有名な話だがある日格闘家の家に強盗が入ったという事件がある。恐るべきことにその侵入者は体重も格闘家より軽く、レスリングの実力はあったがそれだけにもかかわらず実に5分その格闘家と戦い続けた。
当たり前だが実力差は歴然、にもかかわらずそれだけ戦えた理由は精神的なタガが外れた、アドレナリンによる痛覚の遮断と限界以上の力を発揮できたことが大きかったと考えられる。
そして魔物は何故か冒険者の事を全力で殺しに来る。野生の動物なら無視という選択肢があるのに彼らは相手が誰だろうと殺す気で飛び掛かってくるのだ。
「『弱スラッシュ』……あ」
適当に手に取った金属棒でスキルを発動した瞬間衝撃波が辺りを支配した。4桁の能力値による暴力は当然の如くアドレナリンも肉も何もかも消し飛ばしてしまっていて。うわキモイ、達成感とか優越感よりなんかドン引きという気持ちのほうが勝ってしまう、最弱の技のはずなのに……。
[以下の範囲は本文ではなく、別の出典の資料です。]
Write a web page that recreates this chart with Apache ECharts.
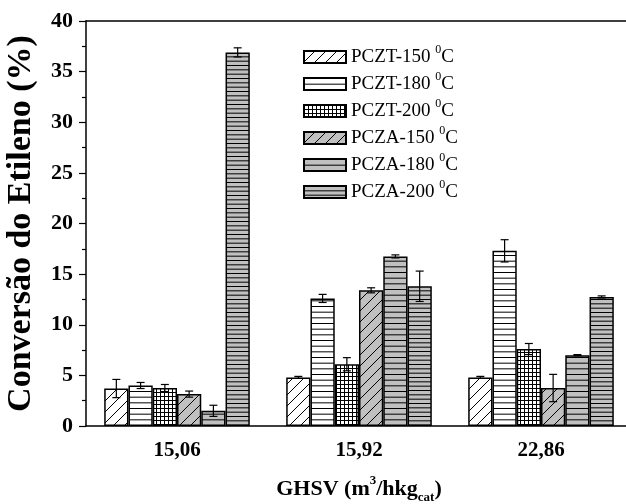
<!DOCTYPE html>
<html>
<head>
<meta charset="utf-8">
<script src="https://cdn.jsdelivr.net/npm/echarts@6/dist/echarts.min.js"></script>
<style>html,body{margin:0;padding:0;background:#fff}#c{width:626px;height:504px}</style>
</head>
<body>
<div id="c"></div>
<script>
// ---- data ----
const categories = ['15,06', '15,92', '22,86'];
const seriesNames = ['PCZT-150', 'PCZT-180', 'PCZT-200', 'PCZA-150', 'PCZA-180', 'PCZA-200'];
const pczt150 = [3.7, 4.8, 4.8];
const pczt180 = [4.0, 12.6, 17.3];
const pczt200 = [3.75, 6.1, 7.6];
const pcza150 = [3.15, 13.4, 3.75];
const pcza180 = [1.5, 16.75, 7.0];
const pcza200 = [36.9, 13.8, 12.75];
const pczt150Err = [0.9, 0.1, 0.1];
const pczt180Err = [0.3, 0.4, 1.1];
const pczt200Err = [0.35, 0.65, 0.55];
const pcza150Err = [0.3, 0.25, 1.35];
const pcza180Err = [0.55, 0.15, 0.05];
const pcza200Err = [0.45, 1.5, 0.1];
const yTicks = [0, 5, 10, 15, 20, 25, 30, 35, 40];

const values = [pczt150, pczt180, pczt200, pcza150, pcza180, pcza200];
const errors = [pczt150Err, pczt180Err, pczt200Err, pcza150Err, pcza180Err, pcza200Err];

// ---- fill patterns (style only) ----
function makePattern(bg, kind, param) {
  const c = document.createElement('canvas');
  const ctx = c.getContext('2d');
  if (kind === 'diag') {
    const p = param; c.width = p; c.height = p;
    ctx.fillStyle = bg; ctx.fillRect(0, 0, p, p);
    ctx.strokeStyle = '#000'; ctx.lineWidth = 1;
    ctx.beginPath();
    ctx.moveTo(-1, p + 1); ctx.lineTo(p + 1, -1);
    ctx.moveTo(-p - 1, p + 1); ctx.lineTo(1, -1);
    ctx.moveTo(p - 1, p + 1); ctx.lineTo(2 * p + 1, -1);
    ctx.stroke();
  } else if (kind === 'horiz') {
    const n = 3, h = Math.round(param * n); c.width = 4; c.height = h;
    ctx.fillStyle = bg; ctx.fillRect(0, 0, 4, h);
    ctx.fillStyle = '#000';
    for (let i = 0; i < n; i++) ctx.fillRect(0, i * h / n, 4, 1);
  } else if (kind === 'grid') {
    const p = param; c.width = p; c.height = p;
    ctx.fillStyle = bg; ctx.fillRect(0, 0, p, p);
    ctx.fillStyle = '#000';
    ctx.fillRect(0, 0, p, 1); ctx.fillRect(0, 0, 1, p);
  }
  return { image: c, repeat: 'repeat' };
}
const GRAY = '#c0c0c0';
const fills = [
  makePattern('#fff', 'diag', 11),
  makePattern('#fff', 'horiz', 5.67),
  makePattern('#fff', 'grid', 4),
  makePattern(GRAY, 'diag', 11),
  makePattern(GRAY, 'horiz', 5.67),
  makePattern(GRAY, 'horiz', 4.33)
];

const FONT = 'Liberation Serif';
const nS = seriesNames.length;
const CAT_GAP = 0.2;

const barSeries = seriesNames.map((name, i) => ({
  name: name,
  type: 'bar',
  data: values[i],
  barGap: '0%',
  barCategoryGap: (CAT_GAP * 100) + '%',
  itemStyle: { color: fills[i], borderColor: '#000', borderWidth: 1.5 },
  emphasis: { disabled: true },
  z: 2
}));

const errData = [];
values.forEach((arr, si) => arr.forEach((v, ci) => errData.push([ci, si, v, errors[si][ci]])));

const errSeries = {
  type: 'custom',
  data: errData,
  encode: { x: 0, y: 2 },
  z: 5,
  silent: true,
  renderItem: function (params, api) {
    const ci = api.value(0), si = api.value(1), v = api.value(2), e = api.value(3);
    const band = api.size([1, 0])[0];
    const bw = band * (1 - CAT_GAP) / nS;
    const x = api.coord([ci, v])[0] + (si - (nS - 1) / 2) * bw;
    const yt = api.coord([ci, v + e])[1];
    const yb = api.coord([ci, v - e])[1];
    const cap = 4;
    const st = { stroke: '#000', lineWidth: 1.2 };
    return {
      type: 'group',
      children: [
        { type: 'line', shape: { x1: x, y1: yt, x2: x, y2: yb }, style: st },
        { type: 'line', shape: { x1: x - cap, y1: yt, x2: x + cap, y2: yt }, style: st },
        { type: 'line', shape: { x1: x - cap, y1: yb, x2: x + cap, y2: yb }, style: st }
      ]
    };
  }
};

const chart = echarts.init(document.getElementById('c'), null, { renderer: 'canvas' });
chart.setOption({
  animation: false,
  backgroundColor: '#fff',
  grid: { left: 86, top: 21, bottom: 78, right: -6, containLabel: false, outerBoundsMode: 'none' },
  legend: {
    data: seriesNames,
    orient: 'vertical',
    left: 303,
    top: 44,
    padding: 0,
    itemWidth: 42,
    itemHeight: 12,
    itemGap: 4.5,
    icon: 'rect',
    selectedMode: false,
    formatter: n => '{n|' + n + ' }{s|0}{n|C}',
    textStyle: {
      fontFamily: FONT, color: '#000', fontSize: 19,
      rich: {
        n: { fontFamily: FONT, fontSize: 19, lineHeight: 26, color: '#000', verticalAlign: 'middle' },
        s: { fontFamily: FONT, fontSize: 12, lineHeight: 8, color: '#000', verticalAlign: 'top' }
      }
    }
  },
  xAxis: [
    {
      type: 'category', data: categories, position: 'bottom',
      axisLine: { lineStyle: { color: '#000', width: 1.5 } },
      axisTick: { alignWithLabel: true, length: 8, lineStyle: { color: '#000', width: 1.2 } },
      axisLabel: { color: '#000', fontFamily: FONT, fontWeight: 'bold', fontSize: 21, margin: 14 },
      name: 'GHSV (m{sup|3}/hkg{sub|cat})',
      nameLocation: 'middle',
      nameGap: 48,
      nameTextStyle: {
        fontFamily: FONT, fontWeight: 'bold', fontSize: 22, color: '#000',
        rich: {
          sup: { fontFamily: FONT, fontWeight: 'bold', fontSize: 13, verticalAlign: 'top', lineHeight: 10, color: '#000' },
          sub: { fontFamily: FONT, fontWeight: 'bold', fontSize: 13, verticalAlign: 'bottom', lineHeight: 30, color: '#000' }
        }
      },
      splitLine: { show: false }
    },
    {
      type: 'category', data: categories, position: 'top',
      axisLine: { lineStyle: { color: '#000', width: 1.5 } },
      axisTick: { show: false }, axisLabel: { show: false }, splitLine: { show: false }
    },
    {
      type: 'category', data: categories, position: 'bottom',
      axisLine: { show: false },
      axisTick: { length: 4, lineStyle: { color: '#000', width: 1.2 } },
      axisLabel: { show: false }, splitLine: { show: false }
    }
  ],
  yAxis: {
    type: 'value', min: yTicks[0], max: yTicks[yTicks.length - 1], interval: yTicks[1] - yTicks[0],
    axisLine: { show: true, lineStyle: { color: '#000', width: 1.5 } },
    axisTick: { show: true, length: 7, lineStyle: { color: '#000', width: 1.2 } },
    minorTick: { show: true, splitNumber: 2, length: 4, lineStyle: { color: '#000', width: 1.2 } },
    axisLabel: { color: '#000', fontFamily: FONT, fontWeight: 'bold', fontSize: 22, margin: 13 },
    splitLine: { show: false },
    name: 'Conversão do Etileno (%)',
    nameLocation: 'middle',
    nameGap: 48,
    nameTextStyle: { fontFamily: FONT, fontWeight: 'bold', fontSize: 34, color: '#000' }
  },
  series: barSeries.concat([errSeries])
});
</script>
</body>
</html>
若干グロテスクな、緑色の血から視線をそらしつつ足元に目を向ける。今の時刻は7時前、集合時刻まであと2時間もない。目的はダンジョン48層、深層と呼ぶにふさわしい部分にたどり着くにはその時間は少なすぎる、通常なら。
だが今の俺には大量の魔力とSTRがある。ならばやることは一つだ。